◆ RECORDS:
··········
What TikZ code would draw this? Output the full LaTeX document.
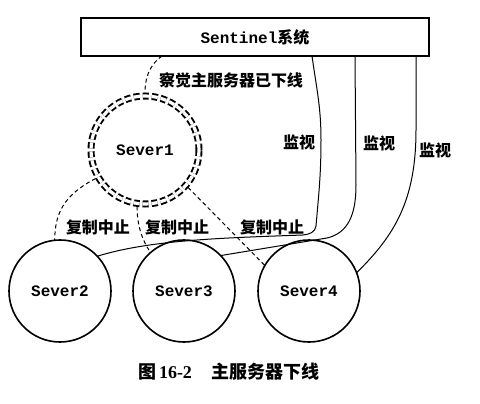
··········
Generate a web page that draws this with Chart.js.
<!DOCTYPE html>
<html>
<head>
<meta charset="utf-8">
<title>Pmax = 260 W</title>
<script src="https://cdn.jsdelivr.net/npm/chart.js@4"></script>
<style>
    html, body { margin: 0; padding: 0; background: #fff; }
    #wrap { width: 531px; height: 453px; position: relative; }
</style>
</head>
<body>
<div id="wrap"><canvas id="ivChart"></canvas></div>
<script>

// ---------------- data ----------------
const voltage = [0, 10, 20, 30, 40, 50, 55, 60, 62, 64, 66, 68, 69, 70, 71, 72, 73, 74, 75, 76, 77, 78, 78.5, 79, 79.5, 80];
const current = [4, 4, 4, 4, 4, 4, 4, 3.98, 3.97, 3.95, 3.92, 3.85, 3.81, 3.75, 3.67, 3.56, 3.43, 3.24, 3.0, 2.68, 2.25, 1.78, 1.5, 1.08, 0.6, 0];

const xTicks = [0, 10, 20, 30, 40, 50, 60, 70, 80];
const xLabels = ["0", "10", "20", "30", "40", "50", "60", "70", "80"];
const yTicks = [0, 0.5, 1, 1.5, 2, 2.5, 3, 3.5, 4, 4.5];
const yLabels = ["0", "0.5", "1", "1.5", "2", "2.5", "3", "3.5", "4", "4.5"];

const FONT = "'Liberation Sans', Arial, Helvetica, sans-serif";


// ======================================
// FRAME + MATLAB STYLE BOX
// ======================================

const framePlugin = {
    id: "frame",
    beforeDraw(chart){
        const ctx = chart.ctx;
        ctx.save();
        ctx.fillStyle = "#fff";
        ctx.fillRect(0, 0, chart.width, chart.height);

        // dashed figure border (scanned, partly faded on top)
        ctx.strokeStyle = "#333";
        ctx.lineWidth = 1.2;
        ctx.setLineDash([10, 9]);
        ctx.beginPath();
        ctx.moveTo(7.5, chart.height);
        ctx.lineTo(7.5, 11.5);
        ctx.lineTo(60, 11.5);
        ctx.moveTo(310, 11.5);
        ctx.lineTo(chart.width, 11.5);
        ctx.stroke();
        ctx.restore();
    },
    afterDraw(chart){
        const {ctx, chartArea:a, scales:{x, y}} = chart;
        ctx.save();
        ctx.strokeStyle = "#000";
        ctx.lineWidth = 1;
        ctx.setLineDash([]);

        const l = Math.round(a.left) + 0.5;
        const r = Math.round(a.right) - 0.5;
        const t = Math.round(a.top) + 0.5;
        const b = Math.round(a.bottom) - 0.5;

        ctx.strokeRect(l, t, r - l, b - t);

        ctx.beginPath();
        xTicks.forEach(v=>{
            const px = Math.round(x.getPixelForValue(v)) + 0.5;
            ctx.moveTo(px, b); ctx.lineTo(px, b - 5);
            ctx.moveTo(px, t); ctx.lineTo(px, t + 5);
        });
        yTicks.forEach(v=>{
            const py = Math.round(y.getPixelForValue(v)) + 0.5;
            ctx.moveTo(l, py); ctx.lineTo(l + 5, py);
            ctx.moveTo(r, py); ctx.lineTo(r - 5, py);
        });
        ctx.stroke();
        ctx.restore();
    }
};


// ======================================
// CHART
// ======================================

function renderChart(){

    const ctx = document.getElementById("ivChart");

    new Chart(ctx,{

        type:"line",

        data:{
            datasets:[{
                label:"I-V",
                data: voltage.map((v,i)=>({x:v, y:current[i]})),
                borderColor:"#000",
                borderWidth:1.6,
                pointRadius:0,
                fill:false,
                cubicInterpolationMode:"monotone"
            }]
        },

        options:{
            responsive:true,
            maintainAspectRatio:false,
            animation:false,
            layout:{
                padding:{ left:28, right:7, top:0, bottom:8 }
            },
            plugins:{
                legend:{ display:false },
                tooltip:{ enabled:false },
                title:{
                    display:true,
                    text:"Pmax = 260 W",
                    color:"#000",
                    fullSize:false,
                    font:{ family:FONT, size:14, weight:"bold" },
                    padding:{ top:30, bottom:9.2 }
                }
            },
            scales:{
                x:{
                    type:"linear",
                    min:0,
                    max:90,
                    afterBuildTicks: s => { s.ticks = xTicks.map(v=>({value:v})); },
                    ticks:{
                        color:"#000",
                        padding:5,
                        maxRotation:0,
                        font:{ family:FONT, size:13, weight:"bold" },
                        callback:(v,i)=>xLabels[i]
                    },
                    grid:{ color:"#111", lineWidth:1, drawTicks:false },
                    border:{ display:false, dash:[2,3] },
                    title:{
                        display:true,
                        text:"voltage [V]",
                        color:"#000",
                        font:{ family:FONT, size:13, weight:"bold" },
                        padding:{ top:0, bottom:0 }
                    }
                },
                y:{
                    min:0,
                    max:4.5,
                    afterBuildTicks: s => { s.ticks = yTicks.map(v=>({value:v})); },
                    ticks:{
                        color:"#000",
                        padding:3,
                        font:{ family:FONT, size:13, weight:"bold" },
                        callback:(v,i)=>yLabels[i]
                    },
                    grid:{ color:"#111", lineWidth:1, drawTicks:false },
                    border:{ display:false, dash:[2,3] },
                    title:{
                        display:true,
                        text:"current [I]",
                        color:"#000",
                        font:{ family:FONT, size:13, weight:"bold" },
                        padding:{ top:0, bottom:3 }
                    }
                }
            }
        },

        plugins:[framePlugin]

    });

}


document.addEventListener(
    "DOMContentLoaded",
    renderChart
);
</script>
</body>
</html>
··········
◆ WHAT YOU WILL DO: Everything from the line with "Generate a web" through the line with "ctx.strokeRect(l, t, r - l, b - t);", both ends included, should be repeated exactly; nothing else should appear.

◆ OUTPUT OF THE TASK:
Generate a web page that draws this with Chart.js.
<!DOCTYPE html>
<html>
<head>
<meta charset="utf-8">
<title>Pmax = 260 W</title>
<script src="https://cdn.jsdelivr.net/npm/chart.js@4"></script>
<style>
    html, body { margin: 0; padding: 0; background: #fff; }
    #wrap { width: 531px; height: 453px; position: relative; }
</style>
</head>
<body>
<div id="wrap"><canvas id="ivChart"></canvas></div>
<script>

// ---------------- data ----------------
const voltage = [0, 10, 20, 30, 40, 50, 55, 60, 62, 64, 66, 68, 69, 70, 71, 72, 73, 74, 75, 76, 77, 78, 78.5, 79, 79.5, 80];
const current = [4, 4, 4, 4, 4, 4, 4, 3.98, 3.97, 3.95, 3.92, 3.85, 3.81, 3.75, 3.67, 3.56, 3.43, 3.24, 3.0, 2.68, 2.25, 1.78, 1.5, 1.08, 0.6, 0];

const xTicks = [0, 10, 20, 30, 40, 50, 60, 70, 80];
const xLabels = ["0", "10", "20", "30", "40", "50", "60", "70", "80"];
const yTicks = [0, 0.5, 1, 1.5, 2, 2.5, 3, 3.5, 4, 4.5];
const yLabels = ["0", "0.5", "1", "1.5", "2", "2.5", "3", "3.5", "4", "4.5"];

const FONT = "'Liberation Sans', Arial, Helvetica, sans-serif";


// ======================================
// FRAME + MATLAB STYLE BOX
// ======================================

const framePlugin = {
    id: "frame",
    beforeDraw(chart){
        const ctx = chart.ctx;
        ctx.save();
        ctx.fillStyle = "#fff";
        ctx.fillRect(0, 0, chart.width, chart.height);

        // dashed figure border (scanned, partly faded on top)
        ctx.strokeStyle = "#333";
        ctx.lineWidth = 1.2;
        ctx.setLineDash([10, 9]);
        ctx.beginPath();
        ctx.moveTo(7.5, chart.height);
        ctx.lineTo(7.5, 11.5);
        ctx.lineTo(60, 11.5);
        ctx.moveTo(310, 11.5);
        ctx.lineTo(chart.width, 11.5);
        ctx.stroke();
        ctx.restore();
    },
    afterDraw(chart){
        const {ctx, chartArea:a, scales:{x, y}} = chart;
        ctx.save();
        ctx.strokeStyle = "#000";
        ctx.lineWidth = 1;
        ctx.setLineDash([]);

        const l = Math.round(a.left) + 0.5;
        const r = Math.round(a.right) - 0.5;
        const t = Math.round(a.top) + 0.5;
        const b = Math.round(a.bottom) - 0.5;

        ctx.strokeRect(l, t, r - l, b - t);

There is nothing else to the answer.